The Attack Technique
Handala has not published a full technical chain, but the statement and supporting leaks point to several reinforcing access vectors:
- Zoom platform abuse. INSS reportedly conducted top-secret sessions over Zoom for years. Handala claims to have obtained the credentials to the institute's Zoom account, enabling either direct meeting interception or unauthorized recording of sessions over an extended window.
- Email account compromise. Mailboxes of at least six senior figures were accessed and exfiltrated. A September 2025 Google security alert sent to Ilan Steiner's personal Gmail account, automatically forwarded to his INSS mailbox, was later included in the leaked corpus, indicating the attackers had read access to executive inboxes and visibility into account-recovery signals.
- Credential harvesting against operational infrastructure. Passwords for CCTV systems, Wi-Fi, and Zoom suggest the attackers reached internal credential stores or successfully phished administrative accounts capable of viewing those secrets.
- Long-dwell persistence. Handala explicitly describes a multi-year operation, consistent with a quietly maintained foothold rather than a smash-and-grab intrusion. The April 2025 escalation appears to be the point at which the group began leveraging access more aggressively.
- Physical access claims. The group's reference to operatives reaching floor -2 of the building, if accurate, indicates that the operation extended beyond purely digital tradecraft into physical or insider-enabled access.

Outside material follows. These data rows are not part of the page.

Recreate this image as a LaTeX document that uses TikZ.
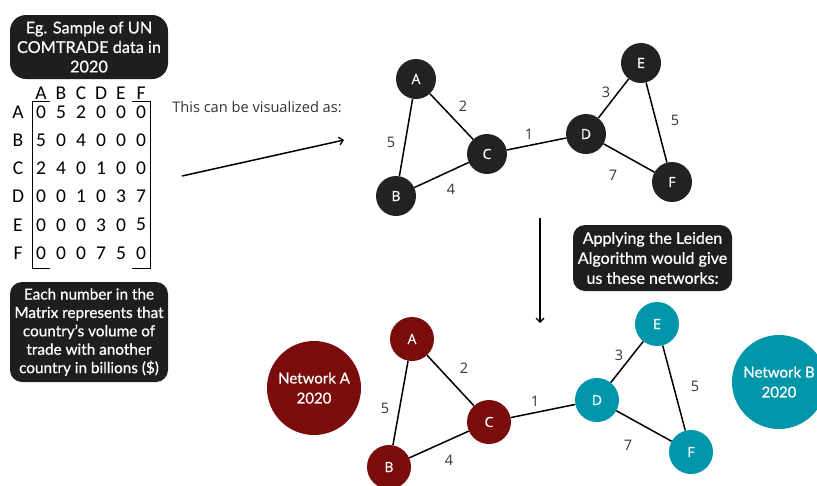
\documentclass[tikz,border=0pt]{standalone}
\usepackage{fontspec}
\setmainfont{Lato}
\newfontfamily\osans{Open Sans}
\newfontfamily\boxfont{Lato}[FakeBold=0.6]
\newfontfamily\vtxfont{Open Sans}[FakeBold=0.4]
\newfontfamily\mtx{Carlito}
\usetikzlibrary{arrows.meta}
\definecolor{boxblack}{HTML}{1E1E1E}
\definecolor{nodeblack}{HTML}{222222}
\definecolor{netred}{HTML}{7A0C0C}
\definecolor{netteal}{HTML}{0096A9}
\definecolor{labgray}{HTML}{333333}
\tikzset{
  infobox/.style={fill=boxblack, text=white, align=center, inner sep=0pt},
  vtx/.style={circle, inner sep=0pt, minimum size=40pt, fill=nodeblack, text=white, font=\vtxfont\fontsize{14}{16}\selectfont},
  vtxred/.style={vtx, minimum size=44pt, fill=netred},
  vtxteal/.style={vtx, minimum size=44pt, fill=netteal},
  netlabel/.style={circle, inner sep=0pt, minimum size=94pt, text=white, align=center, font=\boxfont\fontsize{15}{20}\selectfont},
  link/.style={draw=black, line width=1.5pt},
  wlab/.style={text=labgray, inner sep=0pt, font=\osans\fontsize{14.5}{16}\selectfont},
  mcell/.style={inner sep=0pt, font=\mtx\fontsize{19.5}{20}\selectfont},
  pointer/.style={draw=black, line width=1.5pt, -{Straight Barb[length=4pt,width=8pt,line width=1.3pt]}},
}
\begin{document}
\begin{tikzpicture}[x=1pt,y=-1pt]
\useasboundingbox (0,0) rectangle (817,485);

% --- info boxes ---
\node[infobox, rounded corners=16pt, minimum width=158pt, minimum height=64pt,
      font=\boxfont\fontsize{16.3}{19.5}\selectfont] (title) at (89,47)
      {Eg. Sample of UN\\COMTRADE data in\\2020};
\node[infobox, rounded corners=12pt, minimum width=158pt, minimum height=100pt,
      font=\boxfont\fontsize{15.3}{18.4}\selectfont] (note) at (89,332)
      {Each number in the\\Matrix represents that\\country’s volume of\\trade with another\\country in billions (\$)};
\node[infobox, rounded corners=12pt, minimum width=159pt, minimum height=66pt,
      font=\boxfont\fontsize{16}{20}\selectfont] (leiden) at (652.5,258)
      {Applying the Leiden\\Algorithm would give\\us these networks:};

% --- adjacency matrix ---
\foreach \c [count=\i from 0] in {A,B,C,D,E,F}{
  \node[mcell] (h\c) at (41+20*\i,93) {\c};
  \node[mcell] (r\c) at (18,112+28.2*\i) {\c};
}
\foreach \row [count=\j from 0] in {{0,5,2,0,0,0},{5,0,4,0,0,0},{2,4,0,1,0,0},{0,0,1,0,3,7},{0,0,0,3,0,5},{0,0,0,7,5,0}}{
  \foreach \v [count=\i from 0] in \row {
    \node[mcell] (m\j\i) at (41+20*\i,112+28.2*\j) {\v};
  }
}
\draw[line width=1pt] (50,101) -- (32,101) -- (32,268) -- (50,268);
\draw[line width=1pt] (132,101) -- (150,101) -- (150,268) -- (132,268);

% --- caption and arrow to the graph ---
\node[text=labgray, inner sep=0pt, font=\osans\fontsize{14.6}{17}\selectfont] (cap) at (257,107) {This can be visualized as:};
\coordinate (arrA) at (182,176);
\coordinate (arrB) at (344,140);
\draw[pointer] (arrA) -- (arrB);

% --- trade graph ---
\node[vtx] (A) at (416,79) {A};
\node[vtx] (B) at (396,196) {B};
\node[vtx] (C) at (487,154) {C};
\node[vtx] (D) at (586,134) {D};
\node[vtx] (E) at (641,63) {E};
\node[vtx] (F) at (672,182) {F};
\draw[link] (A) -- (B);
\draw[link] (A) -- (C);
\draw[link] (B) -- (C);
\draw[link] (C) -- (D);
\draw[link] (D) -- (E);
\draw[link] (D) -- (F);
\draw[link] (E) -- (F);
\node[wlab] (wAC) at (463,106) {2};
\node[wlab] (wAB) at (391,142) {5};
\node[wlab] (wBC) at (451,189) {4};
\node[wlab] (wCD) at (529,134) {1};
\node[wlab] (wDE) at (606,92) {3};
\node[wlab] (wEF) at (675,120) {5};
\node[wlab] (wDF) at (613,175) {7};

% --- arrow down to the communities ---
\coordinate (dnA) at (540,218);
\coordinate (dnB) at (540,323);
\draw[pointer] (dnA) -- (dnB);

% --- communities found by Leiden ---
\node[netlabel, fill=netred] (netA) at (314,388) {Network A\\2020};
\node[netlabel, fill=netteal] (netB) at (779,382) {Network B\\2020};
\node[vtxred] (A2) at (412,339) {A};
\node[vtxred] (B2) at (389,467) {B};
\node[vtxred] (C2) at (489,422) {C};
\node[vtxteal] (D2) at (597,400) {D};
\node[vtxteal] (E2) at (657,324) {E};
\node[vtxteal] (F2) at (691,452) {F};
\draw[link] (A2) -- (B2);
\draw[link] (A2) -- (C2);
\draw[link] (B2) -- (C2);
\draw[link] (C2) -- (D2);
\draw[link] (D2) -- (E2);
\draw[link] (D2) -- (F2);
\draw[link] (E2) -- (F2);
\node[wlab] (vAC) at (464,368) {2};
\node[wlab] (vAB) at (385,408) {5};
\node[wlab] (vBC) at (449,460) {4};
\node[wlab] (vCD) at (535,401) {1};
\node[wlab] (vDE) at (619,355) {3};
\node[wlab] (vEF) at (695,386) {5};
\node[wlab] (vDF) at (628,445) {7};
\end{tikzpicture}
\end{document}
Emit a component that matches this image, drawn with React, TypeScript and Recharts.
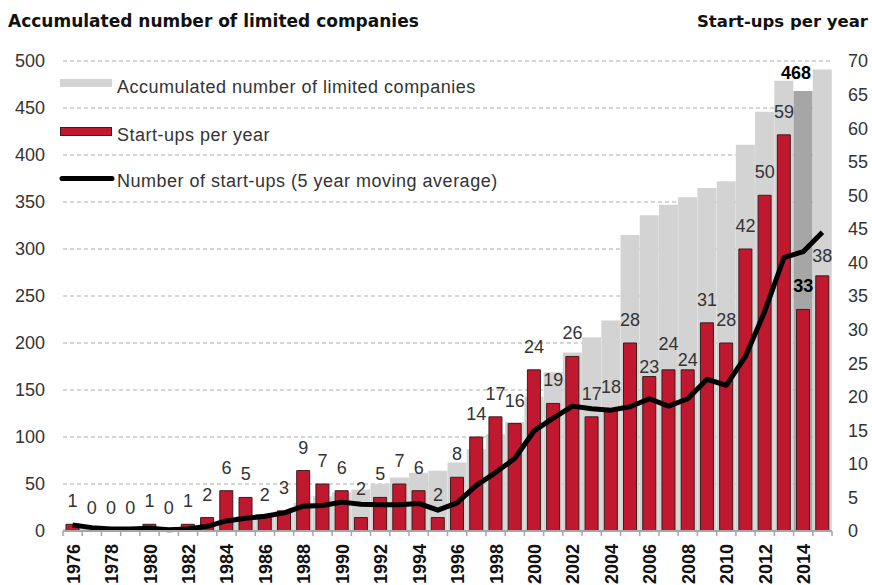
import { Bar, CartesianGrid, Cell, ComposedChart, LabelList, Line, XAxis, YAxis } from 'recharts'

const years = [
  1976, 1977, 1978, 1979, 1980, 1981, 1982, 1983, 1984, 1985,
  1986, 1987, 1988, 1989, 1990, 1991, 1992, 1993, 1994, 1995,
  1996, 1997, 1998, 1999, 2000, 2001, 2002, 2003, 2004, 2005,
  2006, 2007, 2008, 2009, 2010, 2011, 2012, 2013, 2014, 2015,
]

// start-ups per year (right axis)
const startups = [
  1, 0, 0, 0, 1, 0, 1, 2, 6, 5,
  2, 3, 9, 7, 6, 2, 5, 7, 6, 2,
  8, 14, 17, 16, 24, 19, 26, 17, 18, 28,
  23, 24, 24, 31, 28, 42, 50, 59, 33, 38,
]

// accumulated number of limited companies (left axis)
const accumulated = [
  2, 2, 2, 2, 3, 3, 4, 6, 12, 16,
  18, 21, 30, 37, 41, 44, 50, 57, 62, 64,
  73, 87, 103, 116, 143, 169, 190, 206, 224, 315,
  336, 347, 355, 365, 372, 411, 446, 479, 468, 491,
]

// 5 year moving average (right axis)
const movingAvg = [
  0.9, 0.5, 0.3, 0.3, 0.4, 0.2, 0.3, 0.7, 1.5, 1.9,
  2.2, 2.7, 3.7, 3.8, 4.3, 4.0, 3.9, 3.9, 4.1, 3.1,
  4.2, 6.8, 8.7, 10.8, 14.9, 16.8, 18.6, 18.2, 18.0, 18.5,
  19.7, 18.6, 19.7, 22.6, 21.7, 26.0, 32.7, 40.7, 41.6, 44.5,
]

const leftTicks = [0, 50, 100, 150, 200, 250, 300, 350, 400, 450, 500]
const rightTicks = [0, 5, 10, 15, 20, 25, 30, 35, 40, 45, 50, 55, 60, 65, 70]

const HIGHLIGHT_YEAR = 2014

const data = years.map((year, i) => ({
  year,
  startups: startups[i],
  accumulated: accumulated[i],
  avg: movingAvg[i],
}))

const W = 872
const H = 585
const LEFT_W = 63
const RIGHT_W = 40
const TOP = 61
const X_H = 54
const BAND = (W - LEFT_W - RIGHT_W) / years.length

const FONT = '"Liberation Sans", Arial, Helvetica, sans-serif'
const TITLE_FONT = '"DejaVu Sans", "Liberation Sans", Arial, sans-serif'
const RED = '#c0182f'
const GRAY = '#d3d3d3'
const DARK_GRAY = '#a6a6a6'
const TEXT = '#333333'
const AXIS = '#a6a6a6'

// a few labels are nudged up/down in the original to avoid collisions
const LABEL_NUDGE: Record<number, number> = { 1991: -6, 2006: 13, 2007: -3, 2008: 13, 2015: 3 }

function YearTick(props: any) {
  const { x, y, payload, index } = props
  const year = payload.value as number
  const left = x - BAND / 2
  return (
    <g>
      <line x1={left} x2={left} y1={y} y2={y + 5} stroke={AXIS} strokeWidth={1.5} />
      {index === years.length - 1 && (
        <line x1={x + BAND / 2} x2={x + BAND / 2} y1={y} y2={y + 5} stroke={AXIS} strokeWidth={1.5} />
      )}
      {year % 2 === 0 && (
        <text
          transform={`translate(${x + 7},${y + 13}) rotate(-90)`}
          textAnchor="end"
          fontFamily={FONT}
          fontSize={18}
          fontWeight={700}
          fill="#111"
        >
          {year}
        </text>
      )}
    </g>
  )
}

// labels sit on an invisible line so that zero years still get their "0"
function StartupLabel(props: any) {
  const { x, y, value, index } = props
  const year = years[index]
  const bold = year === HIGHLIGHT_YEAR
  return (
    <text
      x={x}
      y={y - 17 + (LABEL_NUDGE[year] ?? 0)}
      textAnchor="middle"
      fontFamily={FONT}
      fontSize={18}
      fontWeight={bold ? 700 : 400}
      fill={bold ? '#000' : TEXT}
    >
      {value}
    </text>
  )
}

function AccumLabel(props: any) {
  const { x, y, width, value, index } = props
  if (years[index] !== HIGHLIGHT_YEAR) return null
  return (
    <text x={x + width / 2 - 7} y={y - 12} textAnchor="middle" fontFamily={FONT} fontSize={18} fontWeight={700} fill="#000">
      {value}
    </text>
  )
}

function Overlay() {
  return (
    <svg width={W} height={H} style={{ position: 'absolute', left: 0, top: 0, pointerEvents: 'none' }}>
      <text x={8} y={27} fontFamily={TITLE_FONT} fontSize={17} fontWeight={700} fill="#111">
        Accumulated number of limited companies
      </text>
      <text x={868} y={27} textAnchor="end" fontFamily={TITLE_FONT} fontSize={16.5} fontWeight={700} fill="#111">
        Start-ups per year
      </text>

      <rect x={60} y={79} width={52} height={8} fill={GRAY} />
      <text x={117} y={93} fontFamily={FONT} fontSize={18} letterSpacing={0.5} fill={TEXT}>
        Accumulated number of limited companies
      </text>

      <rect x={60.5} y={127.5} width={51} height={8} fill={RED} stroke="#3d1c1c" strokeWidth={1} />
      <text x={117} y={141} fontFamily={FONT} fontSize={18} letterSpacing={0.5} fill={TEXT}>
        Start-ups per year
      </text>

      <line x1={62} x2={112} y1={178.5} y2={178.5} stroke="#000" strokeWidth={5} strokeLinecap="round" />
      <text x={117} y={187} fontFamily={FONT} fontSize={18} letterSpacing={0.5} fill={TEXT}>
        Number of start-ups (5 year moving average)
      </text>
    </svg>
  )
}

export default function App() {
  return (
    <div style={{ position: 'absolute', left: 0, top: 0, width: W, height: H, background: '#fff' }}>
      <ComposedChart
        width={W}
        height={H}
        data={data}
        margin={{ top: TOP, right: 0, bottom: 0, left: 0 }}
        barCategoryGap={0}
        barGap={0}
      >
        <CartesianGrid vertical={false} stroke="#ababab" strokeDasharray="4 3" />
        <XAxis xAxisId="bg" dataKey="year" hide />
        <XAxis
          dataKey="year"
          interval={0}
          height={X_H}
          tickSize={0}
          tickMargin={0}
          tickLine={false}
          axisLine={{ stroke: AXIS, strokeWidth: 2 }}
          tick={<YearTick />}
        />
        <YAxis
          domain={[0, 500]}
          ticks={leftTicks}
          width={LEFT_W}
          axisLine={false}
          tickLine={false}
          tickSize={0}
          tickMargin={18}
          tick={{ fill: TEXT, fontSize: 18, fontFamily: FONT }}
        />
        <YAxis
          yAxisId="right"
          orientation="right"
          domain={[0, 70]}
          ticks={rightTicks}
          width={RIGHT_W}
          axisLine={false}
          tickLine={false}
          tickSize={0}
          tickMargin={16}
          tick={{ fill: TEXT, fontSize: 18, fontFamily: FONT, textAnchor: 'start' }}
        />
        <Bar xAxisId="bg" dataKey="accumulated" fill={GRAY} isAnimationActive={false}>
          {data.map((d) => (
            <Cell key={d.year} fill={d.year === HIGHLIGHT_YEAR ? DARK_GRAY : GRAY} />
          ))}
          <LabelList dataKey="accumulated" content={<AccumLabel />} />
        </Bar>
        <Bar yAxisId="right" dataKey="startups" barSize={13} fill={RED} stroke="#3d1c1c" strokeWidth={1} isAnimationActive={false} />
        <Line
          yAxisId="right"
          dataKey="startups"
          stroke="none"
          dot={false}
          activeDot={false}
          legendType="none"
          isAnimationActive={false}
        >
          <LabelList dataKey="startups" content={<StartupLabel />} />
        </Line>
        <Line
          yAxisId="right"
          dataKey="avg"
          type="linear"
          stroke="#000"
          strokeWidth={5}
          strokeLinejoin="round"
          dot={false}
          activeDot={false}
          isAnimationActive={false}
        />
      </ComposedChart>
      <Overlay />
    </div>
  )
}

What Organizations Should Do
Defenders responsible for high-sensitivity research, policy, or intelligence-adjacent organizations should treat the Handala disclosure as a directly applicable case study and act accordingly:
- Stop conducting classified or sensitive deliberations on consumer collaboration platforms. Move top-secret meetings to government-approved or accredited conferencing infrastructure with hardware-anchored identity, end-to-end encryption, and tightly scoped recording controls. Audit existing recordings for unauthorized retention.
- Rotate all shared infrastructure credentials and eliminate password reuse across CCTV, Wi-Fi, and conferencing accounts. Move these systems behind a privileged access management platform, enforce per-administrator accounts, and disable any vendor default or shared service accounts.
- Enforce phishing-resistant MFA (FIDO2/WebAuthn) on all executive and administrator email accounts, and disable legacy auth and app passwords. Treat security alerts from consumer providers (Google, Microsoft) for staff personal accounts as potential indicators of targeting against the corporate environment when they cross-forward.
- Hunt for long-dwell persistence. Review mailbox forwarding rules, OAuth app grants, Zoom API tokens, conditional access exceptions, and service principal credentials for anomalies dating back multiple years. Assume an intruder has already covered the last 90 days of logs.
- Segment and monitor physical security systems. CCTV, badge readers, and building automation should sit on isolated VLANs with no direct path to staff workstations or the internet, and should be covered by the same SOC monitoring as IT systems.
- Establish a cross-domain insider and surveillance threat program. Coordinate with national counterintelligence services, brief staff on physical and digital targeting indicators, and create a confidential channel for employees to report suspected surveillance, recruitment attempts, or anomalous account activity.